We have had numerous complaints about daylilies (not ours) and it has turned out they are normally tissue culture.
Bloom Habit
In our zone 4b the very early will bloom about mid June and the remainder of the daylilies will follow until frost. It is true that a single bloom lasts one day! However, when a daylily has numerous scapes (flower stems) and 20 to 40 buds per scape, you can enjoy a spectacular bloom over a long period of time. Extended bloom means that the daylily continues to produce scapes and blooms over a long period. Reblooming daylilies will bloom in season and then bloom again, usually in the fall. As with most plants the rebloom is not as spectacular as the original. Some daylilies which are classed as re-bloomers do not rebloom in our zone 4b due to the shorter season. Rebloom in Florida is quite different than in Canada. When we say the daylily reblooms, it does so for us in a normal season.
Planting
Tips
Daylilies are very flexible as far as planting times and soil conditions. They can be split and planted from early spring to about Sept. 1 in our zone 4b and to Sept.15 in zone 6. (You can judge for yourself according to your zone.) I would always water them in well when planting, especially in hot weather. High humus, well drained soil is preferred but will survive quite well in adverse conditions. If you give them good soil, water and fertilizer they will reward you over and over again.

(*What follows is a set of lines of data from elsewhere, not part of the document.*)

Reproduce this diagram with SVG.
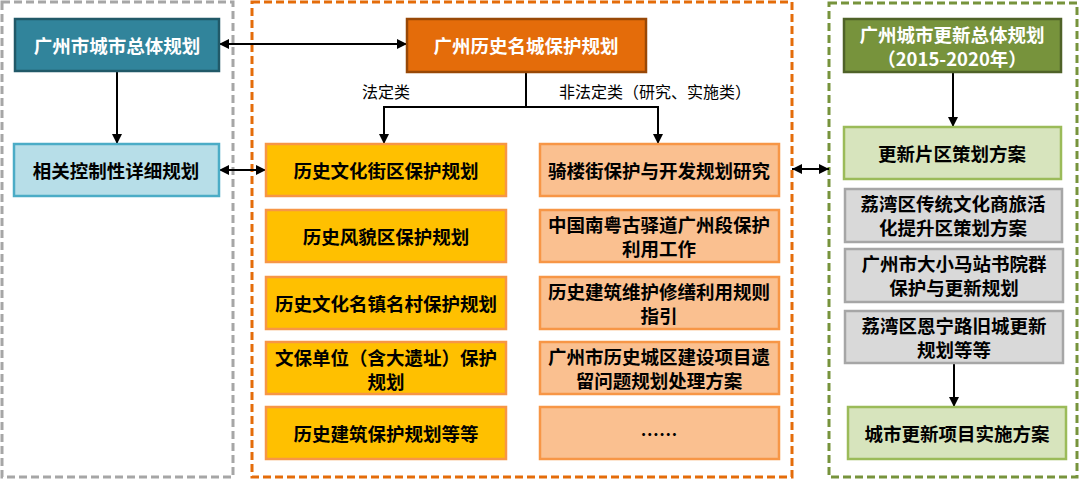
<svg xmlns="http://www.w3.org/2000/svg" width="1080" height="479" viewBox="0 0 1080 479">
<defs>
<style>
.t{font-family:"Noto Sans CJK SC","Noto Sans CJK TC",sans-serif;font-weight:bold;font-size:18.5px;text-anchor:middle;dominant-baseline:central;fill:#000}
.w{fill:#fff}
.lbl{font-family:"Noto Sans CJK SC",sans-serif;font-size:16px;text-anchor:middle;dominant-baseline:central;fill:#000}
.frame{fill:none;stroke-width:3;stroke-dasharray:8 4}
.teal{fill:#31849B;stroke:#215968;stroke-width:2.5}
.lblue{fill:#B7DEE8;stroke:#4BACC6;stroke-width:2.5}
.otitle{fill:#E46C0A;stroke:#984807;stroke-width:2.5}
.yel{fill:#FFC000;stroke:#F79646;stroke-width:2.5}
.lor{fill:#FAC090;stroke:#F79646;stroke-width:2.5}
.gtitle{fill:#77933C;stroke:#4F6228;stroke-width:2.5}
.lgreen{fill:#D7E4BD;stroke:#9BBB59;stroke-width:2.5}
.gray{fill:#D9D9D9;stroke:#A6A6A6;stroke-width:2.5}
.c{fill:none;stroke:#000;stroke-width:2}
</style>
<marker id="ah" viewBox="0 0 10 10" refX="10" refY="5" markerWidth="10" markerHeight="10" markerUnits="userSpaceOnUse" orient="auto-start-reverse">
<path d="M0,0 L10,5 L0,10 z" fill="#000"/>
</marker>
</defs>
<rect width="1080" height="479" fill="#fff"/>
<g id="frames">
<rect class="frame" x="2" y="2" width="231" height="475" stroke="#A6A6A6"/>
<rect class="frame" x="252" y="2" width="540" height="475" stroke="#E46C0A"/>
<rect class="frame" x="829" y="3" width="248" height="474" stroke="#77933C"/>
</g>
<g id="connectors">
<line class="c" x1="219" y1="44" x2="407" y2="44" marker-start="url(#ah)" marker-end="url(#ah)"/>
<line class="c" x1="117" y1="71" x2="117" y2="144" marker-end="url(#ah)"/>
<line class="c" x1="219" y1="170" x2="266" y2="170" marker-start="url(#ah)" marker-end="url(#ah)"/>
<polyline class="c" points="526,72 526,107"/>
<polyline class="c" points="384,144 384,107 658,107 658,144" marker-start="url(#ah)" marker-end="url(#ah)"/>
<line class="c" x1="792" y1="169" x2="829" y2="169" marker-start="url(#ah)" marker-end="url(#ah)"/>
<line class="c" x1="953" y1="72" x2="953" y2="127" marker-end="url(#ah)"/>
<line class="c" x1="954" y1="363" x2="954" y2="407" marker-end="url(#ah)"/>
<text class="lbl" x="386" y="91">法定类</text>
<text class="lbl" x="655" y="91">非法定类（研究、实施类）</text>
</g>
<g id="n-zongti"><rect class="teal" x="15" y="19" width="204" height="52"/><text class="t w" x="117" y="45">广州市城市总体规划</text></g>
<g id="n-kongxiang"><rect class="lblue" x="14" y="144" width="205" height="52"/><text class="t" x="116" y="170">相关控制性详细规划</text></g>
<g id="n-mingcheng"><rect class="otitle" x="407" y="19" width="239" height="53"/><text class="t w" x="526" y="45">广州历史名城保护规划</text></g>
<g id="n-l1"><rect class="yel" x="266" y="144" width="240" height="52"/><text class="t" x="386" y="170">历史文化街区保护规划</text></g>
<g id="n-l2"><rect class="yel" x="266" y="210" width="240" height="52"/><text class="t" x="386" y="236">历史风貌区保护规划</text></g>
<g id="n-l3"><rect class="yel" x="266" y="277" width="240" height="52"/><text class="t" x="386" y="303">历史文化名镇名村保护规划</text></g>
<g id="n-l4"><rect class="yel" x="266" y="342" width="240" height="52"/><text class="t" x="386" y="357">文保单位（含大遗址）保护</text><text class="t" x="386" y="381">规划</text></g>
<g id="n-l5"><rect class="yel" x="266" y="407" width="240" height="52"/><text class="t" x="386" y="433">历史建筑保护规划等等</text></g>
<g id="n-r1"><rect class="lor" x="540" y="144" width="239" height="52"/><text class="t" x="659" y="170">骑楼街保护与开发规划研究</text></g>
<g id="n-r2"><rect class="lor" x="540" y="210" width="239" height="52"/><text class="t" x="659" y="224">中国南粤古驿道广州段保护</text><text class="t" x="659" y="248">利用工作</text></g>
<g id="n-r3"><rect class="lor" x="540" y="277" width="239" height="52"/><text class="t" x="659" y="291">历史建筑维护修缮利用规则</text><text class="t" x="659" y="315">指引</text></g>
<g id="n-r4"><rect class="lor" x="540" y="342" width="239" height="52"/><text class="t" x="659" y="356">广州市历史城区建设项目遗</text><text class="t" x="659" y="380">留问题规划处理方案</text></g>
<g id="n-r5"><rect class="lor" x="540" y="407" width="239" height="52"/><text class="t" x="659" y="433">……</text></g>
<g id="n-gengxin"><rect class="gtitle" x="844" y="19" width="217" height="53"/><text class="t w" x="952" y="33.5">广州城市更新总体规划</text><text class="t w" x="952" y="57.5">（2015-2020年）</text></g>
<g id="n-pianqu"><rect class="lgreen" x="844" y="127" width="217" height="52"/><text class="t" x="952" y="153">更新片区策划方案</text></g>
<g id="n-g1"><rect class="gray" x="845" y="189" width="217" height="53"/><text class="t" x="953" y="203">荔湾区传统文化商旅活</text><text class="t" x="953" y="227">化提升区策划方案</text></g>
<g id="n-g2"><rect class="gray" x="845" y="249" width="218" height="53"/><text class="t" x="954" y="263">广州市大小马站书院群</text><text class="t" x="954" y="287">保护与更新规划</text></g>
<g id="n-g3"><rect class="gray" x="845" y="311" width="218" height="52"/><text class="t" x="954" y="325">荔湾区恩宁路旧城更新</text><text class="t" x="954" y="349">规划等等</text></g>
<g id="n-shishi"><rect class="lgreen" x="848" y="407" width="218" height="52"/><text class="t" x="957" y="433">城市更新项目实施方案</text></g>
</svg>
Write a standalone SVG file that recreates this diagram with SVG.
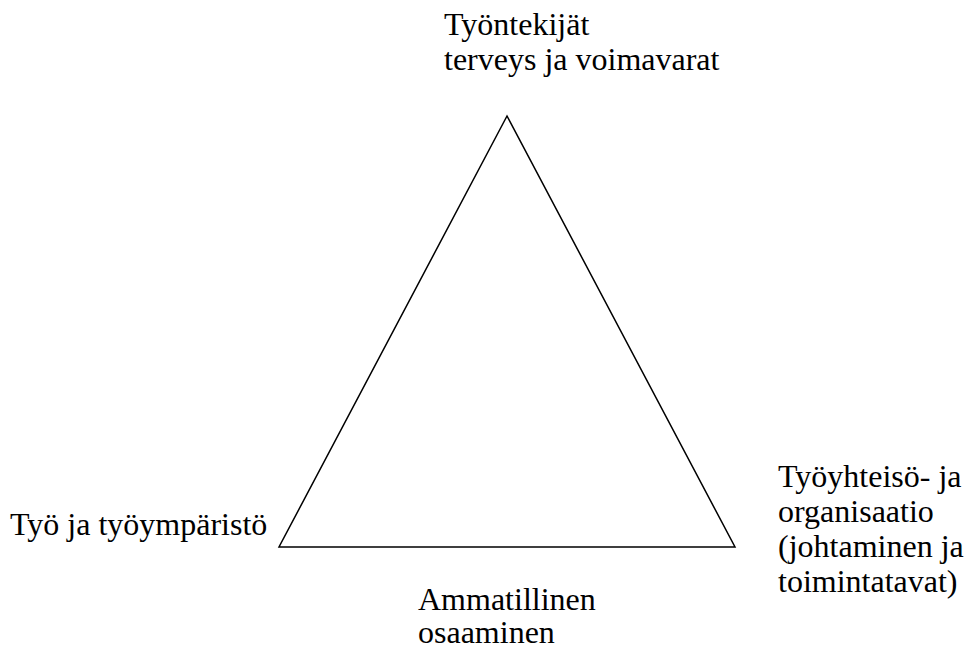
<svg xmlns="http://www.w3.org/2000/svg" width="966" height="649" viewBox="0 0 966 649">
<style>
text{font-family:"Liberation Serif","Times New Roman",serif;font-size:32px;fill:#000}
.tri{fill:none;stroke:#000;stroke-width:1.5}
</style>
<rect width="966" height="649" fill="#fff"/>
<g id="connectors">
<polygon class="tri" points="507,116 279,547 735,547"/>
</g>
<g id="top">
<text x="444" y="35">Työntekijät</text>
<text x="444" y="70">terveys ja voimavarat</text>
</g>
<g id="left">
<text x="10" y="535">Työ ja työympäristö</text>
</g>
<g id="right">
<text x="778" y="487">Työyhteisö- ja</text>
<text x="778" y="522">organisaatio</text>
<text x="778" y="557">(johtaminen ja</text>
<text x="778" y="592">toimintatavat)</text>
</g>
<g id="bottom">
<text x="418" y="610">Ammatillinen</text>
<text x="418" y="643">osaaminen</text>
</g>
</svg>
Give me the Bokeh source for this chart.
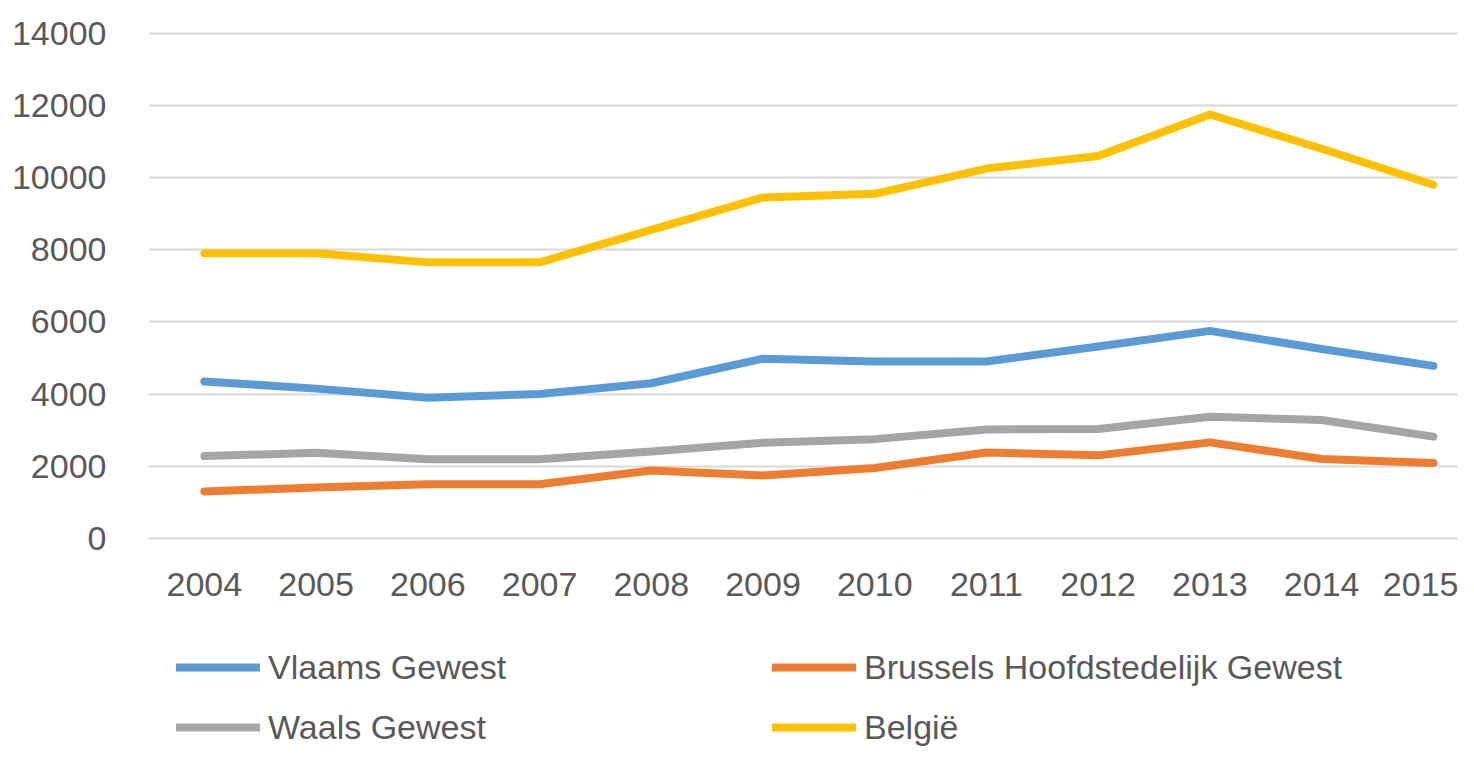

We feed our garden in late spring, and once in late July. Do not fertilize too late in the season as new growth is sensitive to winter kill. When we plant daylilies in the garden I put about 1/3 of a bag of well rotted cow manure in the hole, mix with the soil and Wow do they grow!
Some Major Daylily Awards
- AM: Award of Merit - Ten outstanding daylilies of the year.
- SSM: Stout Silver Medal - Highest annual award given to a daylily.
- ATG: Annie T. Giles Award - Best small flower.
- DCS: Don C. Stevens Award - Best eyed or banded flower.
- DFM: Don Fisher Memorial Cup - Best miniature.
- IMA: Ida Munson Award - Best double.
- LAA: Lenington All-American Award - Best performer in all areas.